Gross Domestic Product (GDP) is the total monetary or market value of all the finished goods and services produced within a country's borders in a specific time period. As a broad measure of overall domestic production, it functions as a comprehensive scorecard of a given country’s economic health. A higher GDP generally indicates a stronger, more productive economy.
The Two Primary Ways to Calculate GDP
Theoretically, all methods of calculating GDP should produce the same result. Our calculator allows you to use the two most common approaches:
1. The Expenditure Approach
This is the most common method. It focuses on the total amount spent on goods and services produced in the economy. The formula is:
GDP = C + I + G + (X - M)
- (C) Consumption: Total spending by private households on goods and services.
- (I) Investment: Total spending by businesses on capital goods (e.g., machinery), plus total spending by households on new homes.
- (G) Government Spending: All government expenditure on final goods and services, including public employee salaries, infrastructure investment, and defense spending.
- (X - M) Net Exports: The value of total exports minus the value of total imports.
2. The Income Approach
This method calculates GDP by summing up all the income earned by firms and households within the country. It represents the other side of the spending coin. The formula is:
GDP = Total National Income + Indirect Business Taxes + Depreciation
Where Total National Income is the sum of all wages, rents, interest, and profits.
Why GDP is a Key Economic Indicator
- Gauging Economic Health: A rising GDP signals economic growth and prosperity, while a falling GDP can indicate a recession.
- Policy Making: Governments and central banks use GDP figures to make critical policy decisions, such as setting interest rates or implementing fiscal stimulus. If you're managing debt or investments, a tool like our Loan & Mortgage Calculator can help you understand the impact of these policies.

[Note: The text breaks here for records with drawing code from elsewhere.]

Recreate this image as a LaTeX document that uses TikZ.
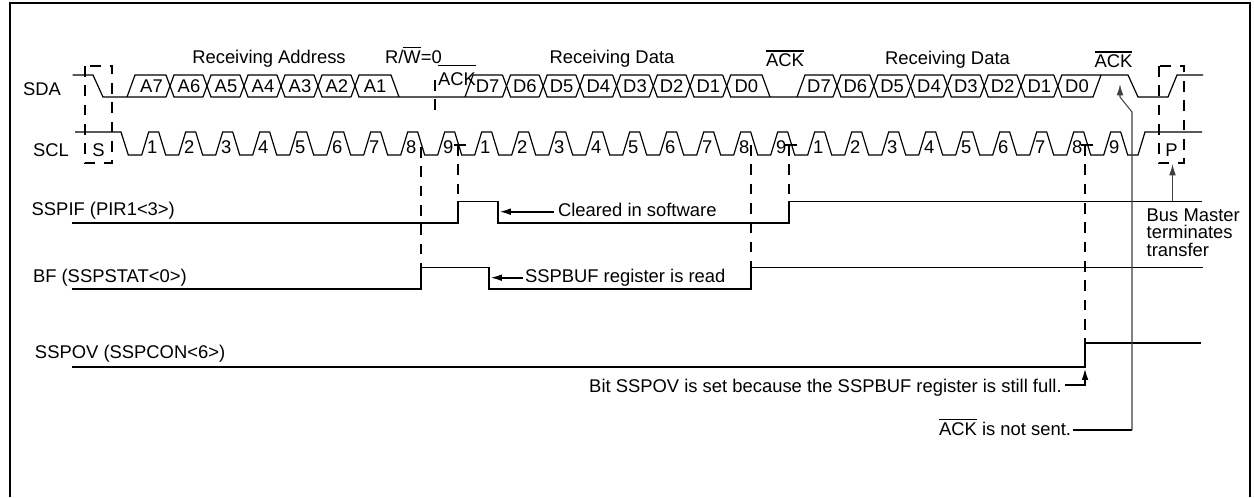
\documentclass[tikz,border=0pt]{standalone}
\usepackage{fontspec}
\setmainfont{Liberation Sans}
\usetikzlibrary{arrows.meta}
\newcommand\ovl[2][1.6pt]{\vbox{\hrule height 0.8pt\kern#1\hbox{#2}}}
\begin{document}
\begin{tikzpicture}[x=0.75pt,y=-0.75pt,
  every node/.style={font=\fontsize{13.8pt}{16pt}\selectfont,inner sep=0pt,outer sep=0pt},
  sig/.style={line width=0.9pt},
  lvl/.style={line width=1.3pt},
  dsh/.style={line width=1.3pt,dash pattern=on 8pt off 6.5pt},
  arr/.style={line width=1.2pt,-{Latex[length=8.5pt,width=5pt]}},
  thinarr/.style={line width=0.8pt,black!75,-{Latex[length=8.5pt,width=5pt]}},
  lbl/.style={anchor=base west},
  lbr/.style={anchor=base east},
  bit/.style={anchor=base},
]
\useasboundingbox (0,0) rectangle (1254,497);
% frame
\draw[line width=2pt] (10,497) -- (10,3) -- (1250,3) -- (1250,497);

% signal names
\node[lbl] (sdal) at (23,95.5) {SDA};
\node[lbl] (scll) at (33,156.5) {SCL};
\node[lbl] (sspifl) at (31.7,215) {SSPIF (PIR1<3>)};
\node[lbl] (bfl) at (33,282.7) {BF (SSPSTAT<0>)};
\node[lbl] (sspovl) at (35,358.5) {SSPOV (SSPCON<6>)};

% top labels
\node[bit] (ra) at (269,63) {Receiving Address};
\node[lbl] (rw) at (385,63) {R/\ovl{W}=0};
\node[bit] (rd1) at (612,63) {Receiving Data};
\node[bit] (ack2) at (785,66.5) {\ovl{ACK}};
\node[bit] (rd2) at (947.5,64) {Receiving Data};
\node[bit] (ack3) at (1113.5,67.5) {\ovl{ACK}};
\node[bit] (ack1) at (457,85) {\ovl[4.3pt]{ACK}};

% start / stop boxes
\draw[dsh] (85,66) rectangle (112,163);
\draw[dsh] (1159,66) rectangle (1184,163);
\node[bit] (s) at (98.5,156.5) {S};
\node[bit] (p) at (1171.5,156.5) {P};

% SDA
\draw[sig] (72.7,75) -- (93,75) -- (103,97) -- (166,97);
\draw[sig] (127,97) -- (135,75) -- (166,75);
\foreach \c in {170,207,244,281,318} {
  \draw[sig] (\c-4,75) -- (\c+4,97) -- (\c+33,97);
  \draw[sig] (\c-4,97) -- (\c+4,75) -- (\c+33,75);
}
\draw[sig] (351,75) -- (359,97) -- (502.5,97);
\draw[sig] (351,97) -- (359,75) -- (391,75) -- (399,97);
\draw[sig] (465,97) -- (473,75) -- (502.5,75);
\foreach \k in {0,...,5} {
  \pgfmathsetmacro\c{506.5+36.7*\k}
  \draw[sig] (\c-4,75) -- (\c+4,97) -- (\c+32.7,97);
  \draw[sig] (\c-4,97) -- (\c+4,75) -- (\c+32.7,75);
}
\draw[sig] (722.7,75) -- (730.7,97) -- (833,97);
\draw[sig] (722.7,97) -- (730.7,75) -- (762,75) -- (770,97);
\draw[sig] (797,97) -- (805,75) -- (833,75);
\foreach \k in {0,...,5} {
  \pgfmathsetmacro\c{837+36.8*\k}
  \draw[sig] (\c-4,75) -- (\c+4,97) -- (\c+32.8,97);
  \draw[sig] (\c-4,97) -- (\c+4,75) -- (\c+32.8,75);
}
\draw[sig] (1053.8,75) -- (1061.8,97) -- (1093,97) -- (1101,75);
\draw[sig] (1053.8,97) -- (1061.8,75) -- (1128,75) -- (1138,97) -- (1168,97) -- (1177,75) -- (1203,75);

% SDA bit labels
\foreach \t/\x [count=\n] in {A7/151.5,A6/189,A5/226,A4/263,A3/300,A2/336.8,A1/375,
  D7/487.7,D6/524.9,D5/561.6,D4/598.3,D3/635,D2/671.7,D1/708.4,D0/746.3,
  D7/819,D6/855.4,D5/892.2,D4/929,D3/965.8,D2/1002.6,D1/1039.4,D0/1077}
  {\node[bit] (b\n) at (\x,92.6) {\t};}

% SCL
\draw[sig] (75,132) -- (121,132) -- (128.3,155)
  foreach \i in {0,...,26} { -- ({141.7+37*\i},155) -- ({148.7+37*\i},132) -- ({158.7+37*\i},132) -- ({165.7+37*\i},155) }
  -- (1138,155) -- (1145,132) -- (1202,132);
\foreach \i in {0,...,26} {
  \pgfmathtruncatemacro\d{mod(\i,9)+1}
  \node[bit] (c\i) at ({152.2+37*\i},153.5) {\d};
}
% ticks
\draw[sig] (454,145) -- (466,145);
\draw[sig] (785,145) -- (797,145);
\draw[sig] (1081,145) -- (1093,145);

% status signals
\draw[lvl] (71.7,222.7) -- (458,222.7) -- (458,201.5) -- (498.3,201.5) -- (498.3,222.7) -- (789,222.7) -- (789,201.5) -- (1202,201.5);
\draw[lvl] (71.7,289.3) -- (420.7,289.3) -- (420.7,267.5) -- (489.3,267.5) -- (489.3,289.3) -- (751,289.3) -- (751,267.5) -- (1203,267.5);
\draw[lvl] (72,367) -- (1085,367) -- (1085,343) -- (1201,343);

% dashed guides
\draw[dsh] (435,80) -- (435,118);
\draw[dsh] (420.7,147) -- (420.7,267.5);
\draw[dsh] (458,145) -- (458,201.5);
\draw[dsh] (751,145) -- (751,267.5);
\draw[dsh] (789,145) -- (789,201.5);
\draw[dsh] (1085,145) -- (1085,343);

% annotations
\node[lbl,inner xsep=3pt] (clr) at (554,216) {Cleared in software};
\coordinate (clrtip) at (499.5,211.7);
\draw[arr] (clr.west |- clrtip) -- (clrtip);

\node[lbl,inner xsep=1.5pt] (rd) at (523,282.7) {SSPBUF register is read};
\coordinate (rdtip) at (490.5,277.7);
\draw[arr] (rd.west |- rdtip) -- (rdtip);

\node[lbr,inner xsep=2.5pt] (bit) at (1065,392) {Bit SSPOV is set because the SSPBUF register is still full.};
\coordinate (bitc) at (1085,385);
\coordinate (bittip) at (1085,368.5);
\draw[arr] (bit.east |- bitc) -- (bitc) -- (bittip);

\node[lbr,inner xsep=1.5pt] (nack) at (1073,435) {\ovl{ACK} is not sent.};
\coordinate (nc) at (1132,430);
\coordinate (nb) at (1132,112);
\coordinate (nd) at (1120,97);
\coordinate (ntip) at (1120,84);
\draw[line width=1.2pt] (nack.east |- nc) -- (nc);
\draw[thinarr] (nc) -- (nb) -- (nd) -- (ntip);

\node[lbl] (bm1) at (1146.7,221.7) {Bus Master};
\node[lbl] (bm2) at (1146.7,238.6) {terminates};
\node[lbl] (bm3) at (1146.7,256) {transfer};
\coordinate (ptail) at (1172.5,201);
\coordinate (ptip) at (1172.5,164);
\draw[thinarr] (ptail) -- (ptip);
\end{tikzpicture}
\end{document}
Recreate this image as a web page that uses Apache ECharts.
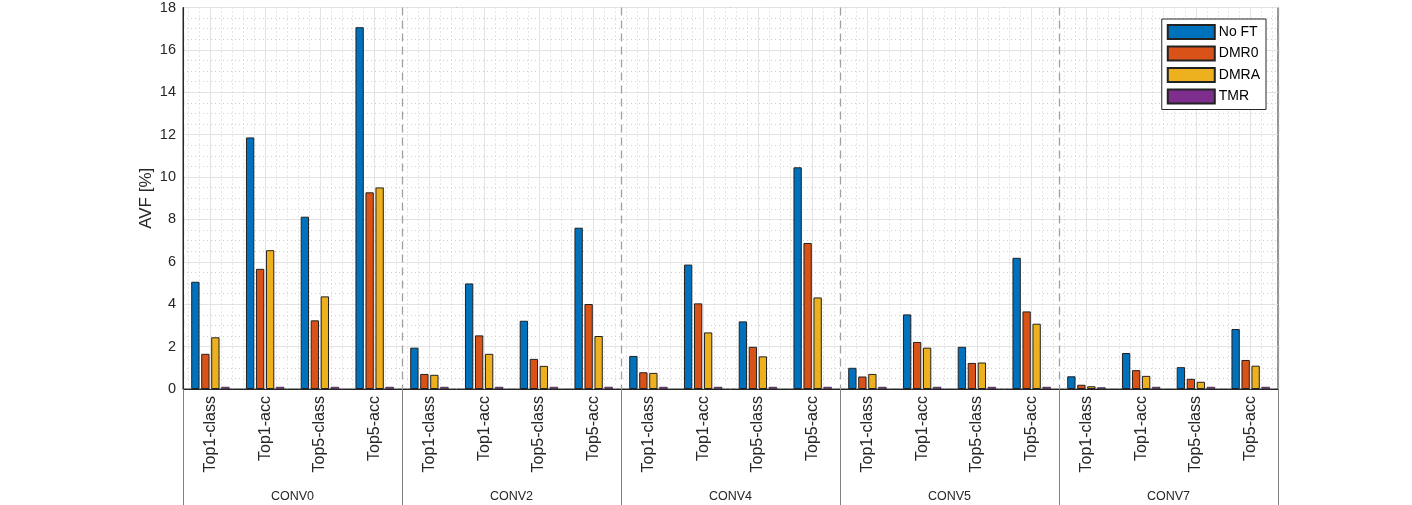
<!DOCTYPE html>
<html>
<head>
<meta charset="utf-8">
<script src="https://cdn.jsdelivr.net/npm/echarts@6/dist/echarts.min.js"></script>
<style>html,body{margin:0;padding:0;background:#fff;}#c{width:1412px;height:505px;}</style>
</head>
<body>
<div id="c"></div>
<script>
const groups = ['CONV0', 'CONV2', 'CONV4', 'CONV5', 'CONV7'];
const metrics = ['Top1-class', 'Top1-acc', 'Top5-class', 'Top5-acc'];
const seriesNames = ['No FT', 'DMR0', 'DMRA', 'TMR'];
const yTicks = [0, 2, 4, 6, 8, 10, 12, 14, 16, 18];

const noFT = [5.06, 11.87, 8.13, 17.07, 1.95, 4.98, 3.22, 7.61, 1.56, 5.87, 3.19, 10.46, 1.00, 3.52, 1.99, 6.19, 0.60, 1.70, 1.03, 2.83];
const dmr0 = [1.66, 5.67, 3.24, 9.28, 0.71, 2.53, 1.42, 4.01, 0.79, 4.04, 1.99, 6.89, 0.59, 2.22, 1.23, 3.66, 0.20, 0.89, 0.48, 1.37];
const dmra = [2.44, 6.55, 4.37, 9.51, 0.67, 1.66, 1.09, 2.50, 0.76, 2.67, 1.54, 4.32, 0.71, 1.95, 1.25, 3.08, 0.13, 0.62, 0.34, 1.10];
const tmr  = [0.10, 0.10, 0.10, 0.10, 0.10, 0.10, 0.10, 0.10, 0.10, 0.10, 0.10, 0.10, 0.10, 0.10, 0.10, 0.10, 0.08, 0.10, 0.10, 0.10];

const colors = ['#0072BD', '#D95319', '#EDB120', '#7E2F8E'];
const categories = [];
groups.forEach(g => metrics.forEach(m => categories.push(m)));
const nCat = categories.length;
// fine positions (tenths of a category) for gridlines
const fine = Array.from({length: nCat * 10 + 1}, (_, i) => String(i));

const FONT = 'Liberation Sans, Arial, Helvetica, sans-serif';
const chart = echarts.init(document.getElementById('c'));
const values = [noFT, dmr0, dmra, tmr];

chart.setOption({
  animation: false,
  textStyle: {fontFamily: FONT},
  grid: {left: 183, right: 134, top: 7, bottom: 116, show: true, borderColor: '#262626', borderWidth: 1, backgroundColor: 'transparent'},
  legend: {
    orient: 'vertical', right: 146, top: 19,
    data: seriesNames,
    itemWidth: 47, itemHeight: 14, itemGap: 5.5,
    padding: [5, 6, 5, 5],
    backgroundColor: '#fff', borderColor: '#262626', borderWidth: 1,
    textStyle: {fontSize: 14, color: '#000', fontFamily: FONT, padding: [0, 0, 0, -1]},
    icon: 'rect'
  },
  xAxis: [
    {
      type: 'category', data: categories, boundaryGap: true, position: 'bottom',
      axisLine: {show: true, lineStyle: {color: '#262626', width: 1}},
      axisTick: {show: false},
      splitLine: {show: false},
      axisLabel: {rotate: 90, fontSize: 16, color: '#262626', margin: 7, interval: 0, fontFamily: FONT}
    },
    {
      type: 'category', data: groups, boundaryGap: true, position: 'bottom', offset: 0,
      axisLine: {show: false},
      axisTick: {show: true, length: 116, lineStyle: {color: '#808080', width: 1}},
      axisLabel: {fontSize: 12.5, color: '#262626', margin: 101, fontFamily: FONT},
      splitLine: {show: true, lineStyle: {color: '#a0a0a0', width: 1.3, type: [8, 5]}}
    },
    {
      type: 'category', data: fine, boundaryGap: false, position: 'bottom', show: true,
      axisLine: {show: false}, axisTick: {show: false}, axisLabel: {show: false},
      splitLine: {show: true, interval: (i) => i % 2 === 1 && i % 10 !== 5, lineStyle: {color: '#cfcfcf', width: 1, type: [1, 3]}}
    },
    {
      type: 'category', data: fine, boundaryGap: false, position: 'bottom', show: true,
      axisLine: {show: false}, axisTick: {show: false}, axisLabel: {show: false},
      splitLine: {show: true, interval: (i) => i % 10 === 5, lineStyle: {color: '#e3e3e3', width: 1}}
    }
  ],
  yAxis: {
    type: 'value', min: yTicks[0], max: yTicks[yTicks.length - 1], interval: 2,
    name: 'AVF [%]', nameLocation: 'middle', nameGap: 28, nameMoveOverlap: false,
    nameTextStyle: {fontSize: 17, color: '#262626', fontFamily: FONT},
    axisLine: {show: true, lineStyle: {color: '#262626'}},
    axisTick: {show: false},
    axisLabel: {fontSize: 14.5, color: '#262626', margin: 7, fontFamily: FONT},
    splitLine: {show: true, lineStyle: {color: '#e3e3e3', width: 1}},
    minorTick: {show: false, splitNumber: 4},
    minorSplitLine: {show: true, lineStyle: {color: '#cfcfcf', width: 1, type: [1, 3]}}
  },
  series: seriesNames.map((name, k) => ({
    name, type: 'bar', xAxisIndex: 0, data: values[k],
    barCategoryGap: '30%', barGap: '20%',
    itemStyle: {color: colors[k], borderColor: '#222', borderWidth: k === 3 ? 0.6 : 1}
  }))
});
</script>
</body>
</html>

- International Comparisons: GDP allows for a standardized comparison of economic performance between different countries.
Limitations of GDP
While useful, GDP is not a perfect measure. It doesn't capture income inequality, the value of unpaid work (like volunteering or household chores), the black market, or negative externalities like pollution and environmental degradation. It is a measure of economic production, not overall well-being.